Tuesday this week, I gave up.
It had been one of those days where nothing really went right.
I had a royal mess on my hands with one project.
The gal hosting a telesummit I'd been invited to teach on had gone silent; I had no idea if we were on or off (follow up makes my world go around.)
The two vendors I'd called at 4pm, knowing they both closed at 5pm, had not returned my calls or emails stranding me for the next day.
An important file was MIA in one of the tidy stacks of paper on my very small desk (how can I lose anything when I don't have the space to lose it in?)
I reached out to a friend for support, but no reply (and I don't reach out
easily.)
A guest who'd recently rented my mountain cabin sent me a zinger of an email, I couldn't tell if he was being hugely sarcastic or genuine, but I already felt punched down and couldn't get excited or worried about his remarks (his daughter was scared by the wind chime in the night?)
A colleague told me that when she'd called days earlier my phone informed her "this user has not set
up their voicemail." WAAAAAAAAAAA, how embarrassing. It is a new phone (a mere 3 hours out of my life on Saturday)and I thought voicemail was tied to the carrier, not the phone. ACK.
(Yes, it did seem odd I wasn't getting voicemails and would see numbers of missed calls, but then it was kind of nice not having to keep up for a wee bit.)
And my cat, whom I normally adore, was whining
incessantly as she stickered her way across the carpet (she is in need of a claw trim and puts up a fierce fight when being invited to her carrying case, a fight in which I lose blood if not a limb.)
Then I realized I couldn't really get too worked up over any of this.
WHY NOT?
I was pacing in a place I genuinely enjoy living in (did I mention I
don't sit still very well?)
It was a gorgeous Fall day outside and the sun was starting to head toward another picturesque sunset.
I'm in the best shape of my life (pretty proud of that at 50+, and yes it is because of decisions I make around exercise and diet, no luck here.)
My clients are incredibly cool people who trust, respect, and
appreciate me.
Any issue I have pales by comparison to what people in Syria are going through with bombings daily.
Or the victims of Hurricane Matthew in Haiti.
Perspective is priceless.
What's yours?
It's easy to let large challenges, minor
frustrations, and ticklish issues derail your day, week, or month.
Change is the only certainty we have.
The moment you are in will change in the next; count on it and keep it in perspective.
Mega Hugs,
Melissa
PS. Yes, I am keenly aware of just how fortunate I am.
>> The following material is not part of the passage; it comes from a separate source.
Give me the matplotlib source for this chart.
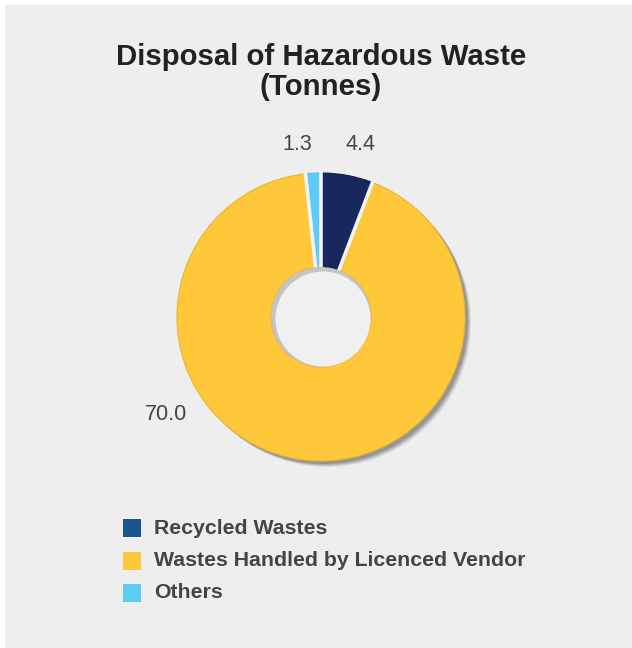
import matplotlib
matplotlib.use("Agg")
import numpy as np
import matplotlib.pyplot as plt
from matplotlib.patches import Rectangle, Circle

categories = ["Recycled Wastes", "Wastes Handled by Licenced Vendor", "Others"]
values = [4.4, 70.0, 1.3]
value_labels = ["4.4", "70.0", "1.3"]
pie_colors = ["#16285c", "#ffc83a", "#5bcdf5"]
edge_colors = ["#121f4c", "#eab431", "#50bde6"]
legend_colors = ["#1a5490", "#ffc83a", "#5bcdf5"]
title = "Disposal of Hazardous Waste\n(Tonnes)"

W, H = 632, 648
fig = plt.figure(figsize=(W / 100, H / 100), dpi=100)
fig.patch.set_facecolor("white")
ax = fig.add_axes([0, 0, 1, 1])

# panel background
ax.add_patch(Rectangle((5, 0), W - 5, H - 5, facecolor="#eeeeee", edgecolor="none", zorder=0))

cx, cy, R = 321, 648 - 317, 144
r_in = 50
width = R - r_in

# shadow
for dx, a in [(6, 0.10), (5, 0.14), (4, 0.18), (3, 0.22)]:
    ax.pie(values, startangle=90, counterclock=False, radius=R, center=(cx + dx, cy - dx),
           colors=["#404040"] * 3,
           wedgeprops=dict(width=width, alpha=a, linewidth=0), frame=True)

wedges, _ = ax.pie(values, startangle=90, counterclock=False, radius=R, center=(cx, cy),
                   colors=pie_colors,
                   wedgeprops=dict(width=width, linewidth=0.8),
                   frame=True)
for w, ec in zip(wedges, edge_colors):
    w.set_edgecolor(ec)
    w.set_zorder(2)

# gaps between slices
for w in wedges:
    t = np.deg2rad(w.theta1)
    ax.plot([cx + (r_in - 2) * np.cos(t), cx + (R + 2) * np.cos(t)],
            [cy + (r_in - 2) * np.sin(t), cy + (R + 2) * np.sin(t)],
            color="#f2f2f2", lw=2.6, solid_capstyle="butt", zorder=3)

# hole with inner shading
ax.add_patch(Circle((cx, cy), r_in, facecolor="#c4c4c4", edgecolor="none", zorder=4))
ax.add_patch(Circle((cx + 2, cy - 2), r_in - 2.5, facecolor="#f0f0f0", edgecolor="none", zorder=5))

ax.set_xlim(0, W)
ax.set_ylim(0, H)
ax.set_aspect("equal")
ax.axis("off")

font = "Liberation Sans"
label_pos = [(360, 145), (166, 415), (297, 145)]
for (x, y), t in zip(label_pos, value_labels):
    ax.text(x, H - y, t, fontsize=15.5, color="#444444", ha="center", va="center", family=font)

fig.text(321 / W, 1 - 72 / H, title, ha="center", va="center", fontsize=21.2,
         fontweight="bold", color="#222222", family=font, linespacing=1.05)

for i, (c, col) in enumerate(zip(categories, legend_colors)):
    y = 528 + i * 32.5
    ax.add_patch(Rectangle((123, H - y - 9), 18, 18, facecolor=col, edgecolor="none"))
    ax.text(154, H - y, c, fontsize=15.3, fontweight="bold", color="#444444",
            va="center", ha="left", family=font)

fig.savefig("out.png", dpi=100, facecolor=fig.get_facecolor())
And I, like you,
occasionally forget and indulge in self-sabotage and even self-pity for no very good reason. Better to pull my super hero cape out and soar into solutions. (You've got one too!)
PSPS. Wednesday I awoke with an attitude shift and approached the day with a smile instead of a grimace, amazing what a difference that made! Change your perspective and you'll change your life.